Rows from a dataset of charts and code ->
- - - - - - -

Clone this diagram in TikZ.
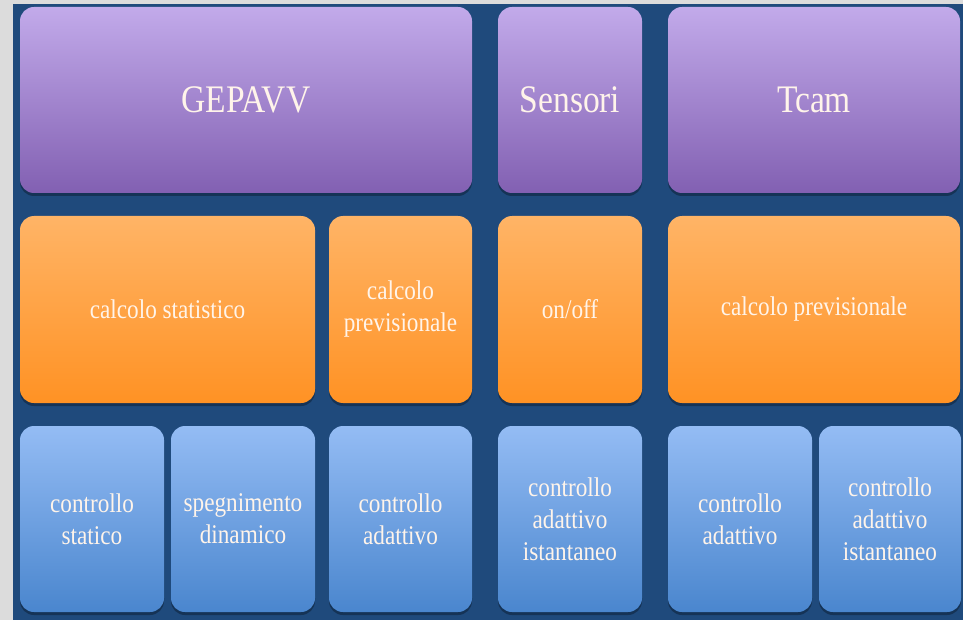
\documentclass[tikz,border=0pt]{standalone}
\usepackage{fontspec}
\setmainfont{Liberation Serif}[FakeStretch=0.86]
\usepackage{tikz}
\usetikzlibrary{shadows}
\definecolor{page}{HTML}{DCDCDC}
\definecolor{deep}{HTML}{1F4A7C}
\definecolor{headT}{HTML}{C2AAEA}
\definecolor{headB}{HTML}{8260B2}
\definecolor{calcT}{HTML}{FFB466}
\definecolor{calcB}{HTML}{FF9224}
\definecolor{ctrlT}{HTML}{94BCF4}
\definecolor{ctrlB}{HTML}{4A86CE}
\definecolor{ink}{HTML}{FFF4EA}

\tikzset{
  tile/.style={rounded corners=14pt,inner sep=0pt,align=center,text=ink,
    font=\fontsize{27}{32}\selectfont,
    drop shadow={shadow xshift=0pt,shadow yshift=-3pt,opacity=0.3,fill=black}},
  headbox/.style={tile,top color=headT,bottom color=headB,minimum height=186pt,
    font=\fontsize{39}{44}\selectfont},
  calcbox/.style={tile,top color=calcT,bottom color=calcB,minimum height=187pt},
  ctrlbox/.style={tile,top color=ctrlT,bottom color=ctrlB,minimum height=186pt}
}

\begin{document}
\begin{tikzpicture}[x=1pt,y=-1pt]
  \fill[page] (0,0) rectangle (963,620);
  \fill[deep] (13,4) rectangle (963,620);
  \useasboundingbox (0,0) rectangle (963,620);

  % top row
  \node[headbox,minimum width=452pt] (gepavv) at (246,100) {GEPAVV};
  \node[headbox,minimum width=144pt] (sensori) at (570,100) {Sensori};
  \node[headbox,minimum width=292pt] (tcam) at (814,100) {Tcam};

  % middle row
  \node[calcbox,minimum width=295pt] (stat) at (167.5,309.5) {calcolo statistico};
  \node[calcbox,minimum width=143pt] (prevg) at (400.5,309.5) {calcolo\\previsionale};
  \node[calcbox,minimum width=144pt] (onoff) at (570,309.5) {on/off};
  \node[calcbox,minimum width=292pt] (prevt) at (814,309.5) {calcolo previsionale};

  % bottom row
  \node[ctrlbox,minimum width=144pt] (statico) at (92,519) {controllo\\statico};
  \node[ctrlbox,minimum width=144pt] (spegn) at (243,519) {spegnimento\\dinamico};
  \node[ctrlbox,minimum width=143pt] (adattg) at (400.5,519) {controllo\\adattivo};
  \node[ctrlbox,minimum width=144pt] (istans) at (570,519) {controllo\\adattivo\\istantaneo};
  \node[ctrlbox,minimum width=144pt] (adattt) at (740,519) {controllo\\adattivo};
  \node[ctrlbox,minimum width=142pt] (istant) at (890,519) {controllo\\adattivo\\istantaneo};
\end{tikzpicture}
\end{document}
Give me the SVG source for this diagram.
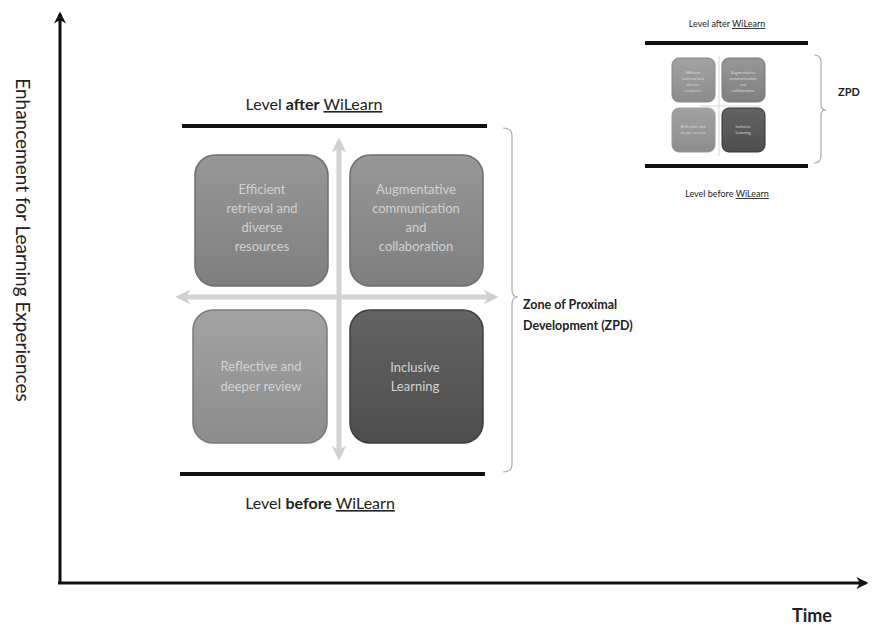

- - - - - - -

WRITTEN PROBLEM -> In the copy, include all records verbatim but no images.

SOLUTION TO THE EXERCISE ->
Clone this diagram in TikZ.
\documentclass[tikz,border=0pt]{standalone}
\usepackage{fontspec}
\setmainfont{Liberation Serif}[FakeStretch=0.86]
\usepackage{tikz}
\usetikzlibrary{shadows}
\definecolor{page}{HTML}{DCDCDC}
\definecolor{deep}{HTML}{1F4A7C}
\definecolor{headT}{HTML}{C2AAEA}
\definecolor{headB}{HTML}{8260B2}
\definecolor{calcT}{HTML}{FFB466}
\definecolor{calcB}{HTML}{FF9224}
\definecolor{ctrlT}{HTML}{94BCF4}
\definecolor{ctrlB}{HTML}{4A86CE}
\definecolor{ink}{HTML}{FFF4EA}

\tikzset{
  tile/.style={rounded corners=14pt,inner sep=0pt,align=center,text=ink,
    font=\fontsize{27}{32}\selectfont,
    drop shadow={shadow xshift=0pt,shadow yshift=-3pt,opacity=0.3,fill=black}},
  headbox/.style={tile,top color=headT,bottom color=headB,minimum height=186pt,
    font=\fontsize{39}{44}\selectfont},
  calcbox/.style={tile,top color=calcT,bottom color=calcB,minimum height=187pt},
  ctrlbox/.style={tile,top color=ctrlT,bottom color=ctrlB,minimum height=186pt}
}

\begin{document}
\begin{tikzpicture}[x=1pt,y=-1pt]
  \fill[page] (0,0) rectangle (963,620);
  \fill[deep] (13,4) rectangle (963,620);
  \useasboundingbox (0,0) rectangle (963,620);

  % top row
  \node[headbox,minimum width=452pt] (gepavv) at (246,100) {GEPAVV};
  \node[headbox,minimum width=144pt] (sensori) at (570,100) {Sensori};
  \node[headbox,minimum width=292pt] (tcam) at (814,100) {Tcam};

  % middle row
  \node[calcbox,minimum width=295pt] (stat) at (167.5,309.5) {calcolo statistico};
  \node[calcbox,minimum width=143pt] (prevg) at (400.5,309.5) {calcolo\\previsionale};
  \node[calcbox,minimum width=144pt] (onoff) at (570,309.5) {on/off};
  \node[calcbox,minimum width=292pt] (prevt) at (814,309.5) {calcolo previsionale};

  % bottom row
  \node[ctrlbox,minimum width=144pt] (statico) at (92,519) {controllo\\statico};
  \node[ctrlbox,minimum width=144pt] (spegn) at (243,519) {spegnimento\\dinamico};
  \node[ctrlbox,minimum width=143pt] (adattg) at (400.5,519) {controllo\\adattivo};
  \node[ctrlbox,minimum width=144pt] (istans) at (570,519) {controllo\\adattivo\\istantaneo};
  \node[ctrlbox,minimum width=144pt] (adattt) at (740,519) {controllo\\adattivo};
  \node[ctrlbox,minimum width=142pt] (istant) at (890,519) {controllo\\adattivo\\istantaneo};
\end{tikzpicture}
\end{document}
Give me the SVG source for this diagram.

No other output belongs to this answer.